Goal -> Both boundary lines count: repeat, exactly and alone, the lines from the one containing "Emit a Python" to the one containing "40.5, 39.8, 42.8]", with pictures left out.
==========
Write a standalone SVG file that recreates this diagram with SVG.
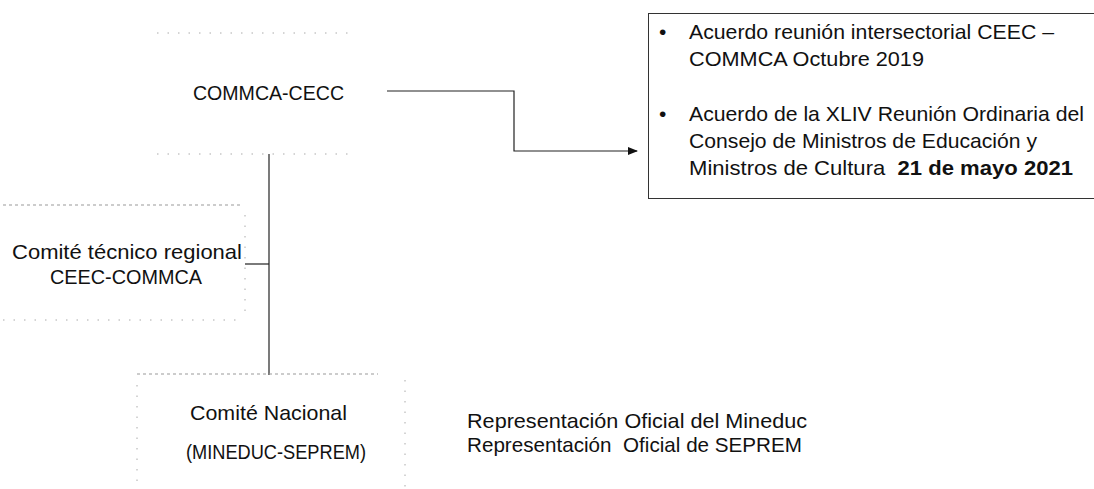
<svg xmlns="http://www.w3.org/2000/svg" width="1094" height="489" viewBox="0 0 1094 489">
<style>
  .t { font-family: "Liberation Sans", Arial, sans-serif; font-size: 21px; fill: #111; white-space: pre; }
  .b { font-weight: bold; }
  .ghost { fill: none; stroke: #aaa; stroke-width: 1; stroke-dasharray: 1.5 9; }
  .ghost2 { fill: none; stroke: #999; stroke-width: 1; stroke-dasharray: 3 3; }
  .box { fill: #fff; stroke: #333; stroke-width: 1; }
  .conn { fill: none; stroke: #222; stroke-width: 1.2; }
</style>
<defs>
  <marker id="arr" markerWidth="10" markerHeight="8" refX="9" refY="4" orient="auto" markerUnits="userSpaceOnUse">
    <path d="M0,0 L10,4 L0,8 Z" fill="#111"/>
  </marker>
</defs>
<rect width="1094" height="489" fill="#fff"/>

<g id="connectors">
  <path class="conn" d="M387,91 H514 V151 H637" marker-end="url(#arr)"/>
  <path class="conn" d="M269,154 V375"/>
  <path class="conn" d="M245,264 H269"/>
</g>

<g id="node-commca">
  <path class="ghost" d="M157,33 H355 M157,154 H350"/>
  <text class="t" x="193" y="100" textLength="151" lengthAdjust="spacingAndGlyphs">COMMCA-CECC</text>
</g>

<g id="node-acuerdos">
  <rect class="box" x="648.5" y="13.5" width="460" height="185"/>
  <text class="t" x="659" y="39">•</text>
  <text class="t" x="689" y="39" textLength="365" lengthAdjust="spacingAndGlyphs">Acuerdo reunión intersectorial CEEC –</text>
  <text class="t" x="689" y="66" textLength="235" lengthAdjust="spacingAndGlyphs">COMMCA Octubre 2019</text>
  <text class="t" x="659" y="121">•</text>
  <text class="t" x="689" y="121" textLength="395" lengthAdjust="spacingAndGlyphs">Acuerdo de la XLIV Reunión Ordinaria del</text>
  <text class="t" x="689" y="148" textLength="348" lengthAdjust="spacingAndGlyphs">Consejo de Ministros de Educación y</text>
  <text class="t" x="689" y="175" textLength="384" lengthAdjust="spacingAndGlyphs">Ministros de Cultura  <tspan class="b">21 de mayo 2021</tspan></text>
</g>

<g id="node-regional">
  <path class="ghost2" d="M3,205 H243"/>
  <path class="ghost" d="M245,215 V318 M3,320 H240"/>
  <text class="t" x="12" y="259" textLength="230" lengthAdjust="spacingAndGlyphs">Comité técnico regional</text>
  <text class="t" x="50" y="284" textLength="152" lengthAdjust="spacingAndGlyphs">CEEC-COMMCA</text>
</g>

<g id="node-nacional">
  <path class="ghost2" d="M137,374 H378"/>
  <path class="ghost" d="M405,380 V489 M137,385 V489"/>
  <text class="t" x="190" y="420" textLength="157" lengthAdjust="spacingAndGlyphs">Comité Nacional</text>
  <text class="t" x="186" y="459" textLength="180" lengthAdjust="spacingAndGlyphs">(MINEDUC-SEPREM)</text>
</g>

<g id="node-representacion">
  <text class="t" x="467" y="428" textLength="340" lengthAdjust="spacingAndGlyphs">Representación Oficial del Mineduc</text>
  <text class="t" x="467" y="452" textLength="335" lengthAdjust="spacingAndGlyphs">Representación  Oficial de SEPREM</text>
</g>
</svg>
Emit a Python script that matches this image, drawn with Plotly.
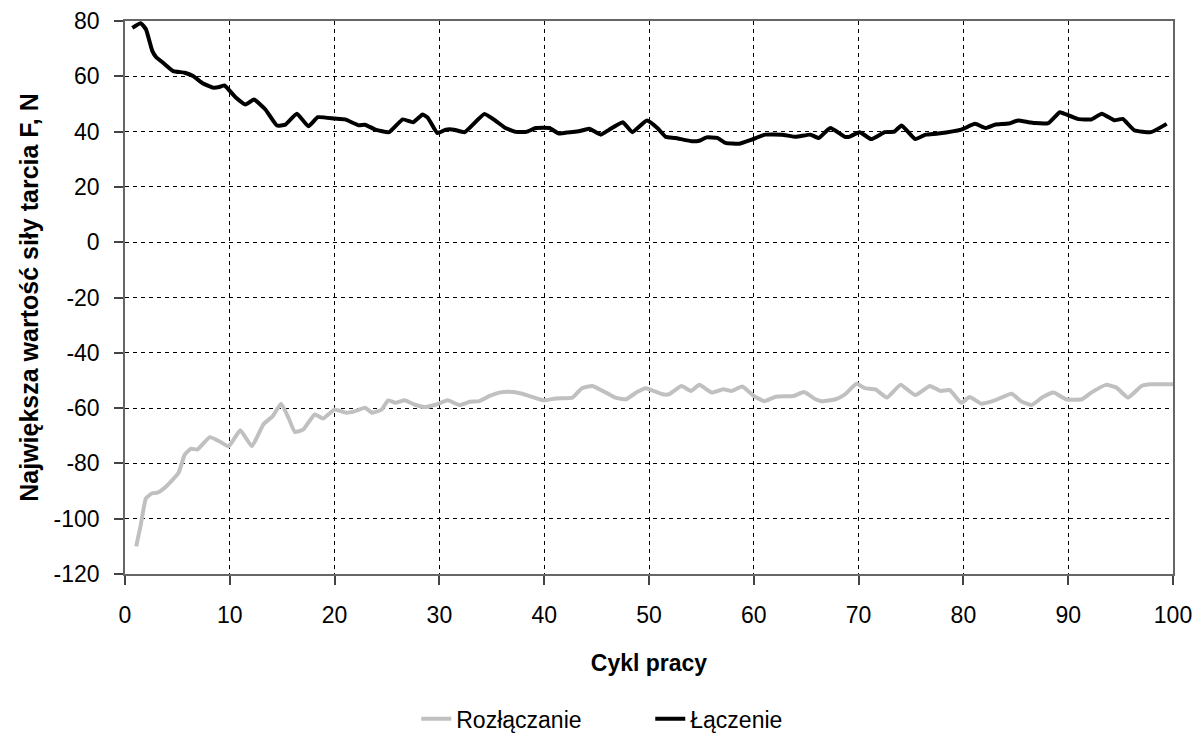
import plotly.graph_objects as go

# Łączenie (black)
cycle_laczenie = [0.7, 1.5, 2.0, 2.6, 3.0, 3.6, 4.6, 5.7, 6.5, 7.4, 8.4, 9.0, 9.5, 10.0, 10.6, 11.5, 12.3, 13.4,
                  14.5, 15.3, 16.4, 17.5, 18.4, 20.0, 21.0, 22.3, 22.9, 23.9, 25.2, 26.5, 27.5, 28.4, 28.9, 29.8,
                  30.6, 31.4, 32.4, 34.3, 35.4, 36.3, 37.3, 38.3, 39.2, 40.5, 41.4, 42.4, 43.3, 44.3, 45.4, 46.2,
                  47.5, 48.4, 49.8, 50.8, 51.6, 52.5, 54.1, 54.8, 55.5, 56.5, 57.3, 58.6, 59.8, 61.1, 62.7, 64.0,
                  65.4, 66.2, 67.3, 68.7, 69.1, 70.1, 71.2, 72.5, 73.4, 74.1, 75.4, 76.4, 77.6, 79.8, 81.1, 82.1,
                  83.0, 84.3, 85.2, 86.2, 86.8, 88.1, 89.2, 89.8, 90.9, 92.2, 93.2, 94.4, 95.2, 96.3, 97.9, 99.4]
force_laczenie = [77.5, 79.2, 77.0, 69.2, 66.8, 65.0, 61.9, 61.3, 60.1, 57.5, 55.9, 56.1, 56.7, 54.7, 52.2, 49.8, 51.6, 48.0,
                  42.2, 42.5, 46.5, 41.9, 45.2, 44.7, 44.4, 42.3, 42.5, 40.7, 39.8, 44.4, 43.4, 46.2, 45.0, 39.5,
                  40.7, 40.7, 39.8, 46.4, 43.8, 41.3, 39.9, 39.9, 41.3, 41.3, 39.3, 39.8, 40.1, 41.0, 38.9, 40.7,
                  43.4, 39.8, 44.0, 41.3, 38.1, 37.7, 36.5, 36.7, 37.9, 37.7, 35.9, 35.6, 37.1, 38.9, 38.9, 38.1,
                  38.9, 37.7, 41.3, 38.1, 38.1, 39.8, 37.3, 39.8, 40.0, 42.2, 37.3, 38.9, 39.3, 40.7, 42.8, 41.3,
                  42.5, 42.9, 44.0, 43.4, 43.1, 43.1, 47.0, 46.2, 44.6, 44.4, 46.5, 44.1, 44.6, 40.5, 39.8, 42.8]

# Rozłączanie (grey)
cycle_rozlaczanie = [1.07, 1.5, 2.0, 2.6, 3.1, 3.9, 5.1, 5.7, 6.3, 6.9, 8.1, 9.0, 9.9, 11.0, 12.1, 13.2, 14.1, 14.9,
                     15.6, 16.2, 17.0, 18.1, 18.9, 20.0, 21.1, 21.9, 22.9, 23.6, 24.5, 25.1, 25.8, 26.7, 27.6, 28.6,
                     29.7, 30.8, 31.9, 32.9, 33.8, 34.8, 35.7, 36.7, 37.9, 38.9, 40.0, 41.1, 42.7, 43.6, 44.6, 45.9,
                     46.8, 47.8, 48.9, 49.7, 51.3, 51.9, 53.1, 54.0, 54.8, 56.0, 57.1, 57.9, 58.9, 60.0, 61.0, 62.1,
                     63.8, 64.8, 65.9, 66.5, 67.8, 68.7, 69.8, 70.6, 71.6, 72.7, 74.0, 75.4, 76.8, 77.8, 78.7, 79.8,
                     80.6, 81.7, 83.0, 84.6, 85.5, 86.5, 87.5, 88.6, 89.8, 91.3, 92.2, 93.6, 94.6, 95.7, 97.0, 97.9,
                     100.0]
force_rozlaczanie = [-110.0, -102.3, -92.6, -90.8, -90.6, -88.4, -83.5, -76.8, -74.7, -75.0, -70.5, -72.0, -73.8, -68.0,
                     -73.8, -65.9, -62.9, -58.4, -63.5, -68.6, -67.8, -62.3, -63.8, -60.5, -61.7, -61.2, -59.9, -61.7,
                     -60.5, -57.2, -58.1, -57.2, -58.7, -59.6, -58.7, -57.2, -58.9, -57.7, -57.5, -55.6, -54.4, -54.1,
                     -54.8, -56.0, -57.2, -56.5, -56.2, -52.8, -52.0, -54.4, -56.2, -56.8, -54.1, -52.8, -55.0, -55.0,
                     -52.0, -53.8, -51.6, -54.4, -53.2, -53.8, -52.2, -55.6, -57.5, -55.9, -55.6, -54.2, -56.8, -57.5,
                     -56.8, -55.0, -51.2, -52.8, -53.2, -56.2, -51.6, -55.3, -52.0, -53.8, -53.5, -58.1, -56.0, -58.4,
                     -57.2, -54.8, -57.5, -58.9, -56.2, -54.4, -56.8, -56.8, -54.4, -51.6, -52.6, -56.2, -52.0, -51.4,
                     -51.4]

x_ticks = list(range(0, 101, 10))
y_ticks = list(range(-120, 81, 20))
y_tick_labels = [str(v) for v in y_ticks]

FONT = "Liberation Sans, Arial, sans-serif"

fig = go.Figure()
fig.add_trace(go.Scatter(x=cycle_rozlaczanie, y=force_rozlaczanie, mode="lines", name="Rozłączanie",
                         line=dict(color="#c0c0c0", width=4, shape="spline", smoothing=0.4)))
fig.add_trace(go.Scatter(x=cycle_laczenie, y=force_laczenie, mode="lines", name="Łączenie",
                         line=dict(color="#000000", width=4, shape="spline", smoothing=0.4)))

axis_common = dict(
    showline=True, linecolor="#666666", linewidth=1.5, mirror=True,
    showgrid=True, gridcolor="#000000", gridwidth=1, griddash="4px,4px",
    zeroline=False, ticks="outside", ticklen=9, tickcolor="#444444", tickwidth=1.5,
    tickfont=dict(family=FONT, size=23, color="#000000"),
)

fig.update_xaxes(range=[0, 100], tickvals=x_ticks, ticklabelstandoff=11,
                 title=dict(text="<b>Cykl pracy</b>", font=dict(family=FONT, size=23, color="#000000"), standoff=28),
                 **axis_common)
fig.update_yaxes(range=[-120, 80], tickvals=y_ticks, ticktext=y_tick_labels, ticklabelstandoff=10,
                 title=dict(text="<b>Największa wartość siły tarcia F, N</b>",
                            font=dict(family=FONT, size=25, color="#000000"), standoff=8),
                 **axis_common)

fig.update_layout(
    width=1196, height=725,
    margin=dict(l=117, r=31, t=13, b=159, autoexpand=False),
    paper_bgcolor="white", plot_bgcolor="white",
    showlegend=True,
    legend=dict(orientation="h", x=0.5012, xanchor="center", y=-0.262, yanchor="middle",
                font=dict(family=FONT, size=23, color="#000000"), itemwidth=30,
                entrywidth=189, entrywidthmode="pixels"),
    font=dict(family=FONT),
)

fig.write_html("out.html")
==========
The result ->
Emit a Python script that matches this image, drawn with Plotly.
import plotly.graph_objects as go

# Łączenie (black)
cycle_laczenie = [0.7, 1.5, 2.0, 2.6, 3.0, 3.6, 4.6, 5.7, 6.5, 7.4, 8.4, 9.0, 9.5, 10.0, 10.6, 11.5, 12.3, 13.4,
                  14.5, 15.3, 16.4, 17.5, 18.4, 20.0, 21.0, 22.3, 22.9, 23.9, 25.2, 26.5, 27.5, 28.4, 28.9, 29.8,
                  30.6, 31.4, 32.4, 34.3, 35.4, 36.3, 37.3, 38.3, 39.2, 40.5, 41.4, 42.4, 43.3, 44.3, 45.4, 46.2,
                  47.5, 48.4, 49.8, 50.8, 51.6, 52.5, 54.1, 54.8, 55.5, 56.5, 57.3, 58.6, 59.8, 61.1, 62.7, 64.0,
                  65.4, 66.2, 67.3, 68.7, 69.1, 70.1, 71.2, 72.5, 73.4, 74.1, 75.4, 76.4, 77.6, 79.8, 81.1, 82.1,
                  83.0, 84.3, 85.2, 86.2, 86.8, 88.1, 89.2, 89.8, 90.9, 92.2, 93.2, 94.4, 95.2, 96.3, 97.9, 99.4]
force_laczenie = [77.5, 79.2, 77.0, 69.2, 66.8, 65.0, 61.9, 61.3, 60.1, 57.5, 55.9, 56.1, 56.7, 54.7, 52.2, 49.8, 51.6, 48.0,
                  42.2, 42.5, 46.5, 41.9, 45.2, 44.7, 44.4, 42.3, 42.5, 40.7, 39.8, 44.4, 43.4, 46.2, 45.0, 39.5,
                  40.7, 40.7, 39.8, 46.4, 43.8, 41.3, 39.9, 39.9, 41.3, 41.3, 39.3, 39.8, 40.1, 41.0, 38.9, 40.7,
                  43.4, 39.8, 44.0, 41.3, 38.1, 37.7, 36.5, 36.7, 37.9, 37.7, 35.9, 35.6, 37.1, 38.9, 38.9, 38.1,
                  38.9, 37.7, 41.3, 38.1, 38.1, 39.8, 37.3, 39.8, 40.0, 42.2, 37.3, 38.9, 39.3, 40.7, 42.8, 41.3,
                  42.5, 42.9, 44.0, 43.4, 43.1, 43.1, 47.0, 46.2, 44.6, 44.4, 46.5, 44.1, 44.6, 40.5, 39.8, 42.8]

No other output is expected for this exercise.